Set up colors for the final display – blue for clear, white for cloudy, and interpolated between. A note of caution here: Leaflet overlays can end up with a patchwork look if the highest values in the raster are too close to the top end of the color palette’s domain; the workaround is to extend the domain slightly.

palette.domain <- extendrange( c(0,100), f=0.001 )
palplus <- colorNumeric(
  na.color="#00000000",  #  transparent
  palette = c("blue", "white"),
  domain = palette.domain   #  not just values(cloud.avg.masked)!
    #  The domain needs to go just a little higher than the top end
    #  of the values, because otherwise the bitmap ends up with
    #  gray bands mixed in with the white.  Use c(0,100) instead
    #  of values(cloud.avg.masked) because the latter may not include
    #  the entire 0..100 range and we want the colors to be based
    #  on 0..100 
)

And the point of all of this: let's show the path in Leaflet. Here’s what the result of one of our test runs looks like; the actual Leaflet pane can be found at http://spatialreasoning.com/cloudcoverage/. Another note of caution: Including Leaflet and an image in an R Markdown script (this blog post was generated from a markdown script) turns out to make an HTML file bigger than WordPress will handle. So here, commented out, are the two lines which would make a Leaflet map pane in the markdown.

# leaflet() %>% addTiles() %>%
#   addRasterImage(cloud.avg.masked, opacity = 0.7, colors=palplus)

Leaflet map of eclipse path with partial cloud cover data

Another option is to show cloudiness over the full region, not just in the path of totality, which can be useful context:

# leaflet() %>% addTiles() %>%
#   addRasterImage(cloud.avg, opacity = 0.7, colors=palplus)
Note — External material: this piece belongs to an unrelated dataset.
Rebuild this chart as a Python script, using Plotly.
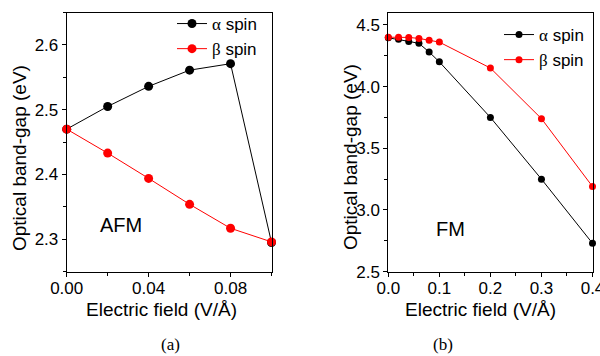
import plotly.graph_objects as go

# Panel (a) AFM
afm_field = [0.00, 0.02, 0.04, 0.06, 0.08, 0.10]
afm_alpha = [2.470, 2.505, 2.536, 2.561, 2.571, 2.295]
afm_beta = [2.470, 2.433, 2.394, 2.354, 2.317, 2.296]

# Panel (b) FM
fm_field = [0.00, 0.02, 0.04, 0.06, 0.08, 0.10, 0.20, 0.30, 0.40]
fm_alpha = [4.395, 4.383, 4.366, 4.350, 4.280, 4.200, 3.750, 3.250, 2.730]
fm_beta = [4.400, 4.400, 4.398, 4.390, 4.376, 4.360, 4.150, 3.740, 3.190]

# tick labels
afm_xticks = [0.00, 0.04, 0.08]
afm_yticks = [2.3, 2.4, 2.5, 2.6]
fm_xticks = [0.0, 0.1, 0.2, 0.3, 0.4]
fm_yticks = [2.5, 3.0, 3.5, 4.0, 4.5]

alpha_name = "<span style='font-family:Liberation Serif'>α</span> spin"
beta_name = "<span style='font-family:Liberation Serif'>β</span> spin"

FONT = "Liberation Sans, Arial, sans-serif"
RED = "#ff0000"

fig = go.Figure()

fig.add_trace(go.Scatter(x=afm_field, y=afm_alpha, mode="lines+markers", name=alpha_name,
                         line=dict(color="black", width=1), marker=dict(color="black", size=9),
                         xaxis="x", yaxis="y", legend="legend", cliponaxis=False))
fig.add_trace(go.Scatter(x=afm_field, y=afm_beta, mode="lines+markers", name=beta_name,
                         line=dict(color=RED, width=1), marker=dict(color=RED, size=9),
                         xaxis="x", yaxis="y", legend="legend", cliponaxis=False))
fig.add_trace(go.Scatter(x=fm_field, y=fm_alpha, mode="lines+markers", name=alpha_name,
                         line=dict(color="black", width=1), marker=dict(color="black", size=7),
                         xaxis="x2", yaxis="y2", legend="legend2", cliponaxis=False))
fig.add_trace(go.Scatter(x=fm_field, y=fm_beta, mode="lines+markers", name=beta_name,
                         line=dict(color=RED, width=1), marker=dict(color=RED, size=7),
                         xaxis="x2", yaxis="y2", legend="legend2", cliponaxis=False))

axis_common = dict(showline=True, linecolor="black", linewidth=1, mirror=True,
                   ticks="outside", ticklen=4, tickcolor="black", showgrid=False,
                   zeroline=False, automargin=False, ticklabeloverflow="allow",
                   tickfont=dict(family=FONT, size=17, color="black"))

ydom = [1 - 271.7 / 356, 1 - 12.5 / 356]

fig.update_layout(
    width=600, height=356,
    margin=dict(l=0, r=0, t=0, b=0, autoexpand=False),
    paper_bgcolor="white", plot_bgcolor="white",
    font=dict(family=FONT, color="black"),
    xaxis=dict(domain=[66.7 / 600, 271.7 / 600], range=[0, 0.1001], tickvals=afm_xticks,
               tickformat=".2f", anchor="y", ticklabelstandoff=-3,
               minor=dict(tickvals=[0.02, 0.06, 0.10], ticks="outside", ticklen=3, tickcolor="black"),
               **axis_common),
    yaxis=dict(domain=ydom, range=[2.25, 2.65], tickvals=afm_yticks, tickformat=".1f",
               anchor="x",
               minor=dict(dtick=0.05, ticks="outside", ticklen=3, tickcolor="black"),
               **axis_common),
    xaxis2=dict(domain=[388.3 / 600, 592.7 / 600], range=[0, 0.4004], tickvals=fm_xticks,
                tickformat=".1f", anchor="y2", ticklabelstandoff=-3,
                minor=dict(dtick=0.05, ticks="outside", ticklen=3, tickcolor="black"),
                **axis_common),
    yaxis2=dict(domain=ydom, range=[2.5, 4.6], tickvals=fm_yticks, tickformat=".1f",
                anchor="x2",
                minor=dict(dtick=0.25, ticks="outside", ticklen=3, tickcolor="black"),
                **axis_common),
    legend=dict(x=172 / 600, y=1 - 6 / 356, xanchor="left", yanchor="top",
                bgcolor="rgba(0,0,0,0)", font=dict(family=FONT, size=17, color="black"),
                tracegroupgap=0, itemwidth=30),
    legend2=dict(x=499 / 600, y=1 - 17 / 356, xanchor="left", yanchor="top",
                 bgcolor="rgba(0,0,0,0)", font=dict(family=FONT, size=17, color="black"),
                 tracegroupgap=0, itemwidth=30),
    showlegend=True,
)

annots = [
    dict(text="Electric field (V/Å)", x=161 / 600, y=1 - 309 / 356, font=dict(size=19)),
    dict(text="Electric field (V/Å)", x=480 / 600, y=1 - 309 / 356, font=dict(size=19)),
    dict(text="Optical band-gap (eV)", x=19 / 600, y=1 - 158 / 356, textangle=-90, font=dict(size=19)),
    dict(text="Optical band-gap (eV)", x=350 / 600, y=1 - 157 / 356, textangle=-90, font=dict(size=19)),
    dict(text="AFM", x=121 / 600, y=1 - 225 / 356, font=dict(size=20)),
    dict(text="FM", x=450 / 600, y=1 - 229 / 356, font=dict(size=20)),
    dict(text="(a)", x=170 / 600, y=1 - 344 / 356, font=dict(size=17, family="Liberation Serif, Times New Roman, serif")),
    dict(text="(b)", x=443 / 600, y=1 - 344 / 356, font=dict(size=17, family="Liberation Serif, Times New Roman, serif")),
]
for a in annots:
    a.update(xref="paper", yref="paper", showarrow=False, xanchor="center", yanchor="middle")
    a["font"].setdefault("family", FONT)
    a["font"]["color"] = "black"
    fig.add_annotation(**a)

fig.write_html("out.html", config={"displayModeBar": False},
               post_script="document.body.style.margin='0';document.body.style.padding='0';")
And that wraps up our cloud coverage code walk-through. What’s next? One extension of this would be to use data from the Aqua satellite rather than Terra; the timing of the Terra passes is close to the eclipse times for the western U.S., but the slightly later time of day for Aqua's photos may give more relevant cloud coverage for the eastern US eclipse times.